Para além de tudo isto, os pecados dos indivíduos consolidam aquelas formas de pecado social, que são precisamente fruto da acumulação de muitas culpas pessoais. As verdadeiras responsabilidades continuam a ser, obviamente, das pessoas, dado que a estrutura social enquanto tal não é sujeito de actos morais. Como recorda a Exortação Apostólica pós-sinodal Reconciliatio et paenitentia, «a Igreja, quando fala de situações de pecado ou denuncia como pecados sociais certas situações ou certos comportamentos colectivos de grupos sociais, mais ou menos vastos, ou até mesmo de Nações inteiras e blocos de Nações, sabe e proclama que tais casos de pecado social são o fruto, a acumulação e a concentração de muitos pecados pessoais... As verdadeiras responsabilidades, portanto, são das pessoas» (n. 16). 

Contudo, é um facto incontestável, como várias vezes tive ocasião de reafirmar, que a interdependência dos sistemas sociais, económicos e políticos, cria no mundo de hoje múltiplas estruturas de pecado (cf. Sollicitudo rei socialis, 36; Catecismo da Igreja Católica, n. 1869). Existe uma tremenda força de atracção do mal que faz julgar «normais» e «inevitáveis» muitas atitudes. O mal aumenta e faz pressão com efeitos devastadores sobre as consciências, que permanecem desorientadas e nem sequer são capazes de discernir. Se se pensa depois nas estruturas de pecado que detêm o desenvolvimento dos povos mais desfavorecidos sob o aspecto económico e político (cf. Sollicitudo rei socialis, 37), chegar-se-ia como que a ceder diante de um mal moral que parece irresistível. Muitas pessoas percebem a impotência e a desorientação diante de uma situação esmagadora que parece sem solução. Mas o anúncio da vitória de Cristo sobre o mal dá-nos a certeza de que também as estruturas mais consolidadas do mal podem ser vencidas e substituídas por «estruturas de bem» (cf. ibidem, 39). 

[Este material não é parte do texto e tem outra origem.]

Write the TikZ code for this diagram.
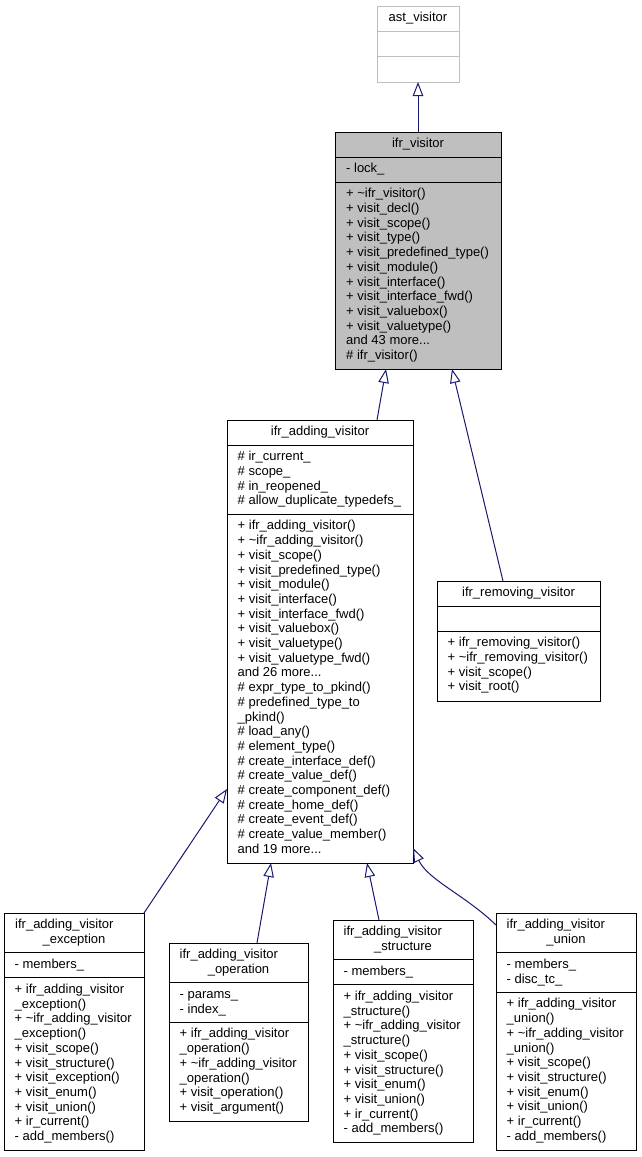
\documentclass[tikz,border=0pt]{standalone}
\usepackage{fontspec}
\setmainfont{Liberation Sans}
\usetikzlibrary{arrows.meta,calc}
\definecolor{edgeblue}{HTML}{191970}
\definecolor{boxgray}{HTML}{BFBFBF}
\newcommand\mdots{.\kern0pt.\kern0pt.}
\newcommand\txtlines[4]{\foreach \linetext [count=\i] in {#4}{\node[txt] (#1-\i) at (#2,{#3+(\i-1)*14.7}) {\linetext};}}
\newcommand\divline[3][black]{\draw[clsline,draw=#1] ($(#2.north west)+(0,#3)$) -- ($(#2.north east)+(0,#3)$);}
\begin{document}
\begin{tikzpicture}[x=1pt,y=-1pt,
  txt/.style={anchor=base west,inner sep=0pt,font=\fontsize{13}{15}\selectfont},
  ctxt/.style={txt,anchor=base},
  clsbox/.style={draw=black,line width=1pt,inner sep=0pt,outer sep=0pt,fill=white,anchor=north west},
  clsline/.style={line width=1pt},
  inherit/.style={draw=edgeblue,line width=1pt,-{Triangle[length=14pt,width=10.5pt,fill=white]}}]
\useasboundingbox[fill=white] (0,0) rectangle (641,1157);

% ast_visitor
\node[clsbox,draw=boxgray,minimum width=82pt,minimum height=76pt] (ast) at (377,6) {};
\divline[boxgray]{ast}{25}
\divline[boxgray]{ast}{50.5}
\node[ctxt] (ast-t) at (418,21.8) {ast\_visitor};

% ifr_visitor
\node[clsbox,fill=boxgray,minimum width=166pt,minimum height=237pt] (vis) at (335,132) {};
\divline{vis}{25}
\divline{vis}{50}
\node[ctxt] (vis-t) at (418,147.8) {ifr\_visitor};
\txtlines{visa}{346}{172.8}{- lock\_}
\txtlines{vism}{346}{197.8}{+ \textasciitilde ifr\_visitor(),+ visit\_decl(),+ visit\_scope(),+ visit\_type(),+ visit\_predefined\_type(),+ visit\_module(),+ visit\_interface(),+ visit\_interface\_fwd(),+ visit\_valuebox(),+ visit\_valuetype(),and 43 more\mdots,\# ifr\_visitor()}

% ifr_adding_visitor
\node[clsbox,minimum width=186pt,minimum height=443pt] (adding) at (227,420) {};
\divline{adding}{25}
\divline{adding}{94.1}
\node[ctxt] (adding-t) at (320,435.8) {ifr\_adding\_visitor};
\txtlines{adda}{237.5}{460.8}{\# ir\_current\_,\# scope\_,\# in\_reopened\_,\# allow\_duplicate\_typedefs\_}
\txtlines{addm}{237.5}{529.9}{+ ifr\_adding\_visitor(),+ \textasciitilde ifr\_adding\_visitor(),+ visit\_scope(),+ visit\_predefined\_type(),+ visit\_module(),+ visit\_interface(),+ visit\_interface\_fwd(),+ visit\_valuebox(),+ visit\_valuetype(),+ visit\_valuetype\_fwd(),and 26 more\mdots,\# expr\_type\_to\_pkind(),\# predefined\_type\_to,\_pkind(),\# load\_any(),\# element\_type(),\# create\_interface\_def(),\# create\_value\_def(),\# create\_component\_def(),\# create\_home\_def(),\# create\_event\_def(),\# create\_value\_member(),and 19 more\mdots}

% ifr_removing_visitor
\node[clsbox,minimum width=163pt,minimum height=120pt] (rem) at (437,581) {};
\divline{rem}{25}
\divline{rem}{50}
\node[ctxt] (rem-t) at (518.5,596.8) {ifr\_removing\_visitor};
\txtlines{remm}{447.5}{646.8}{+ ifr\_removing\_visitor(),+ \textasciitilde ifr\_removing\_visitor(),+ visit\_scope(),+ visit\_root()}

% ifr_adding_visitor_exception
\node[clsbox,minimum width=140pt,minimum height=237pt] (exc) at (4,913) {};
\divline{exc}{39.7}
\divline{exc}{64.7}
\node[txt] (exc-t1) at (15,928.8) {ifr\_adding\_visitor};
\node[ctxt] (exc-t2) at (74,943.5) {\_exception};
\txtlines{exca}{14.5}{968.5}{- members\_}
\txtlines{excm}{14.5}{993.5}{+ ifr\_adding\_visitor,\_exception(),+ \textasciitilde ifr\_adding\_visitor,\_exception(),+ visit\_scope(),+ visit\_structure(),+ visit\_exception(),+ visit\_enum(),+ visit\_union(),+ ir\_current(),- add\_members()}

% ifr_adding_visitor_operation
\node[clsbox,minimum width=139pt,minimum height=178pt] (op) at (169,943) {};
\divline{op}{39.7}
\divline{op}{79.1}
\node[txt] (op-t1) at (179.5,958.8) {ifr\_adding\_visitor};
\node[ctxt] (op-t2) at (238.5,973.5) {\_operation};
\txtlines{opa}{179.5}{998.5}{- params\_,- index\_}
\txtlines{opm}{179.5}{1037.9}{+ ifr\_adding\_visitor,\_operation(),+ \textasciitilde ifr\_adding\_visitor,\_operation(),+ visit\_operation(),+ visit\_argument()}

% ifr_adding_visitor_structure
\node[clsbox,minimum width=140pt,minimum height=222pt] (str) at (333,920) {};
\divline{str}{39.7}
\divline{str}{64.7}
\node[txt] (str-t1) at (343.5,935.8) {ifr\_adding\_visitor};
\node[ctxt] (str-t2) at (403,950.5) {\_structure};
\txtlines{stra}{343.5}{975.5}{- members\_}
\txtlines{strm}{343.5}{1000.5}{+ ifr\_adding\_visitor,\_structure(),+ \textasciitilde ifr\_adding\_visitor,\_structure(),+ visit\_scope(),+ visit\_structure(),+ visit\_enum(),+ visit\_union(),+ ir\_current(),- add\_members()}

% ifr_adding_visitor_union
\node[clsbox,minimum width=140pt,minimum height=237pt] (uni) at (496,913) {};
\divline{uni}{39.7}
\divline{uni}{79.1}
\node[txt] (uni-t1) at (506.5,928.8) {ifr\_adding\_visitor};
\node[ctxt] (uni-t2) at (566,943.5) {\_union};
\txtlines{unia}{506.5}{968.5}{- members\_,- disc\_tc\_}
\txtlines{unim}{506.5}{1007.9}{+ ifr\_adding\_visitor,\_union(),+ \textasciitilde ifr\_adding\_visitor,\_union(),+ visit\_scope(),+ visit\_structure(),+ visit\_enum(),+ visit\_union(),+ ir\_current(),- add\_members()}

% inheritance connectors
\draw[inherit] ($(vis.north west)+(83,0)$) -- (ast.south);
\draw[inherit] ($(adding.north west)+(150,0)$) -- ($(vis.south west)+(51,0)$);
\draw[inherit] ($(rem.north west)+(66,0)$) -- ($(vis.south west)+(117,0)$);
\draw[inherit] (exc.north east) -- ($(adding.north west)+(0,369)$);
\draw[inherit] ($(op.north west)+(88,0)$) -- ($(adding.south west)+(44,0)$);
\draw[inherit] ($(str.north west)+(46,0)$) -- ($(adding.south west)+(140,0)$);
\draw[inherit] ($(uni.north west)+(0,12)$) .. controls (465,895) and (428,880) .. ($(adding.south east)+(0,-15)$);
\end{tikzpicture}
\end{document}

4. A «nova evangelização» enfrenta este desafio. Ela deve empenhar-se para que todos os homens recuperem a consciência de que, em Cristo, é possível vencer o mal com o bem. É preciso formar para o sentido da responsabilidade pessoal, intimamente conexa com os imperativos morais e com a consciência do pecado. O caminho de conversão implica a exclusão de toda a conivência com aquelas estruturas de pecado que hoje, de modo particular, condicionam as pessoas nos diversos contextos de vida. 

O Jubileu pode constituir uma ocasião providencial para que os indivíduos e as comunidades caminhem nesta direcção, promovendo uma autêntica «metanoia», ou seja, uma mudança de mentalidade, que contribua para a criação de estruturas mais justas e mais humanas, em proveito do bem comum. 


Apelo 

Também neste dia desejo confiar à oração da Igreja inteira a paz no mundo, evocando em particular algumas situações que, embora geograficamente distantes, estão sempre presentes no meu coração. Com fé, peçamos ao Senhor que conceda um futuro de paz à querida população de Timor Oriental: que todos os seus habitantes e quantos estão envolvidos nas vicissitudes daquele território sejam animados pelo sincero propósito de trabalhar em favor da reconciliação e de contribuir para sanar, com o respeito e o amor recíproco, as dolorosas feridas do passado!

 Também as tensões de carácter étnico-religioso entre cristãos e muçulmanos, que de novo se aguçaram na ilha indonesiana de Ambon, solicitam a nossa atenção orante. Juntamente com a firme condenação, exprimo um premente apelo a fim de que se detenha a violência, que até agora causou inúmeras vítimas e ingentes prejuízos. Faço votos por que se saibam reconstruir, no perdão e na justiça, aquelas relações pacíficas que durante tanto tempo caracterizaram a convivência das duas comunidades. 

Maria, Rainha da paz, corrobore com a sua poderosa intercessão as nossas súplicas!

Saúdo os peregrinos de língua portuguesa: desejo a todos felicidades, paz e graça no Senhor! Sejam bem-vindos os grupos de visitantes portugueses e de brasileiros aqui presentes. Agradeço a vossa visita e invoco a protecção de Maria Santíssima pelas vossas famílias, vossos trabalhos e preocupações, e que o Deus de misericórdia vos console em vossas necessidades materiais e espirituais. Com a minha Bênção.